If he had exercised either of these options, he would have been acting as provided in the Rules. But instructing the witnesses not to answer is not a proper choice of remedy under the Rules, except when questions call for disclosure of trade secrets or privileged information.
With respect to the amount of the award, plaintiff seeks $1967.50 for reasonable expenses, including attorney's fees, in obtaining the order and $1,635.00 for costs of the deposition and attorney's fees in attending the deposition. As indicated supra, the $1,635.00 for the costs of the deposition and attorney's fees in attending the deposition are not recoverable pursuant to Rule 37(a)(4), F.R.Civ.P. As for the $1967.50, the plaintiff claims nine hours attorney time for preparing the motion and memorandum, 2.5 hours for preparing for and attending oral argument, and 2 hours for preparing his affidavit and memorandum in support of motion for sanctions. Plaintiff seeks to apply a rate of $105 per hour for a total of $1,417.50. In addition, the plaintiff seeks copying costs in the amount of $100 and " support staff fees for the Motion To Compel" in the amount of $450.00.
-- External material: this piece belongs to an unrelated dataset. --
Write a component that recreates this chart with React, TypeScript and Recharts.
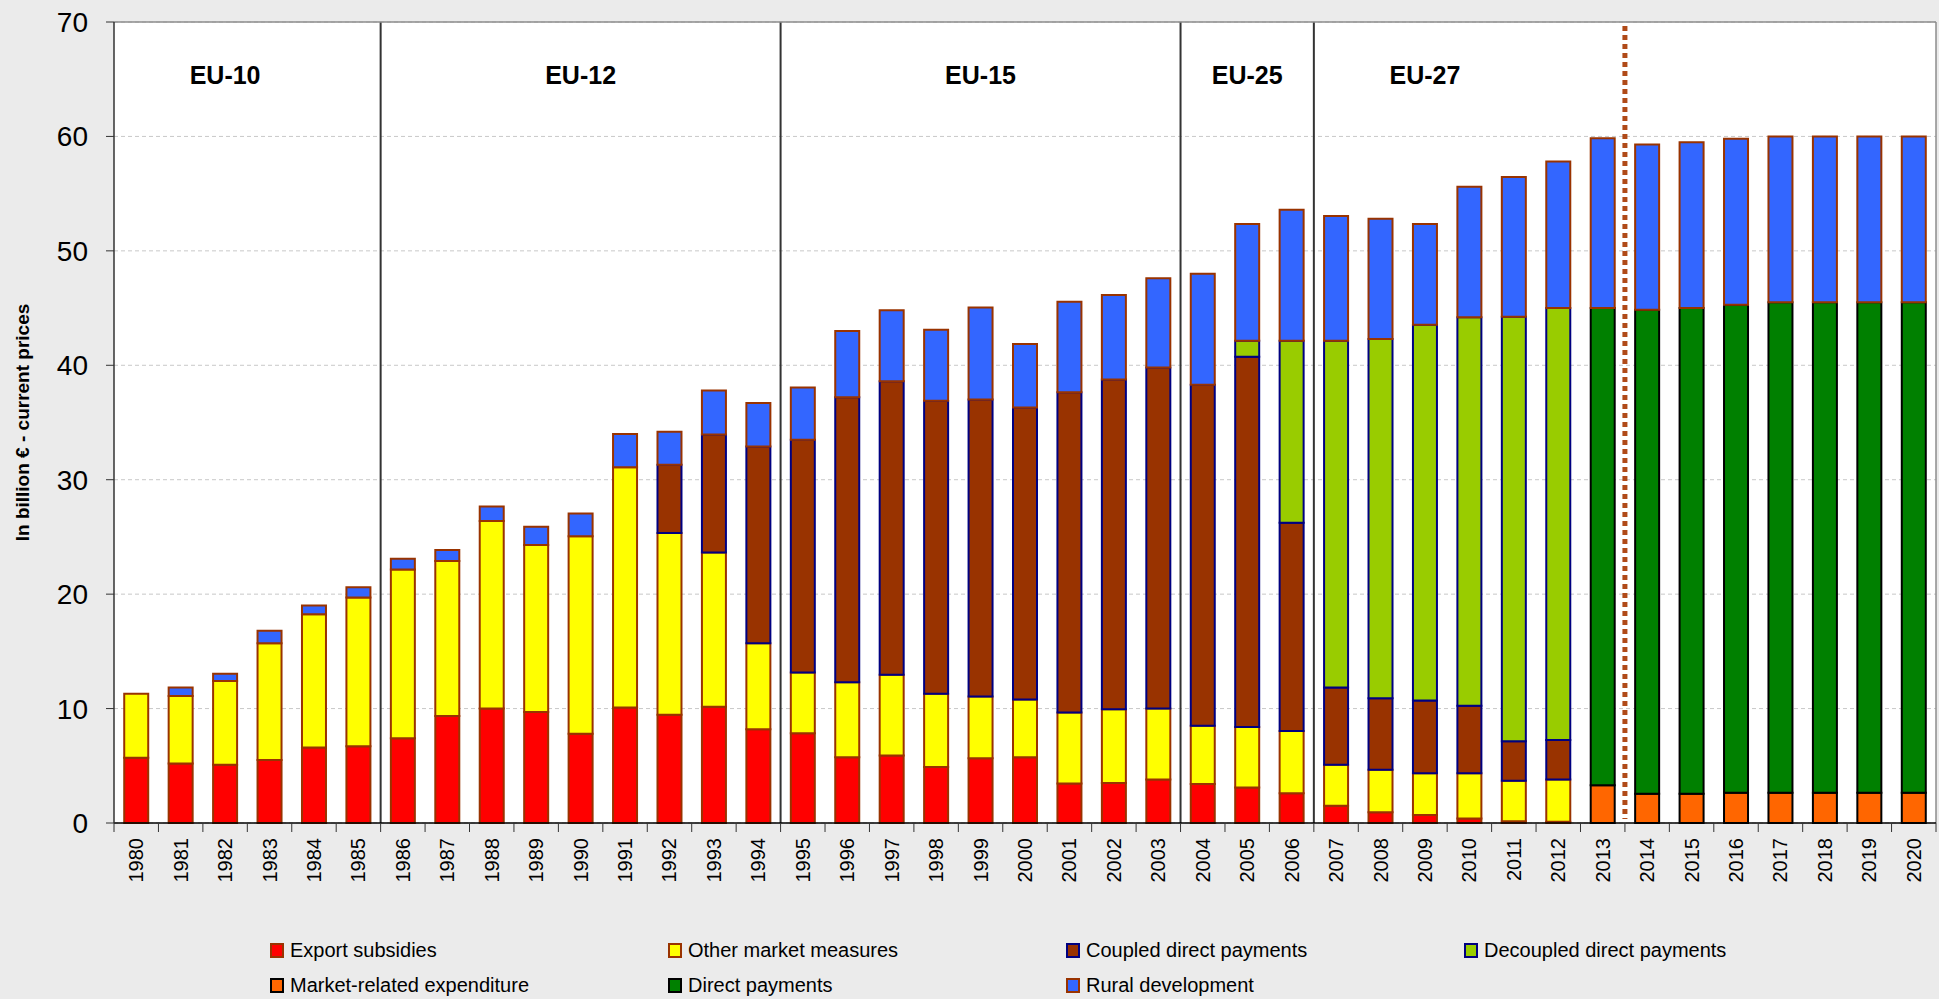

There is no specification as to what the nature of the " support staff fees" in the amount of $450 are; in fact, the Court has no idea of what the basis for these charges are, except that plaintiff's counsel, at oral argument, indicated that they were not secretarial services. Accordingly, I shall not include compensation for these services, whatever they be, in the award.
The plaintiff filed a motion to compel consisting of one page and a memorandum in support consisting of five full pages and two lines on a sixth page. The memorandum in support of sanctions was two and 1/4 pages in length. The Affidavit in support was two pages long.
In my opinion, a reasonable time for an attorney to spend on preparing these four documents is four hours. Thus, I shall award the plaintiff $420 for attorney time spent on preparing these documents. I shall award the plaintiff $105 for one hour for preparing for and attending the hearing on February 25th, and I shall award $100 for the costs of copying the documents attached to the motion to compel, for a total of $625.00.
Accordingly, it is ORDERED that the Plaintiff's Motion To Compel Discovery Pursuant To Fed.R.Civ.P. 37 (# 22) be, and the same hereby is, ALLOWED to the extent that defendant's counsel is ORDERED, pursuant to Rule 37(a)(4), F.R.Civ.P., to pay to the plaintiff the sum of six hundred twenty-five dollars ($625.00) as reasonable expenses, including attorney's fees, in obtaining the order compelling discovery issued February 25, 1985, said payment to be made on or before the close of business on Friday, April 26, 1985.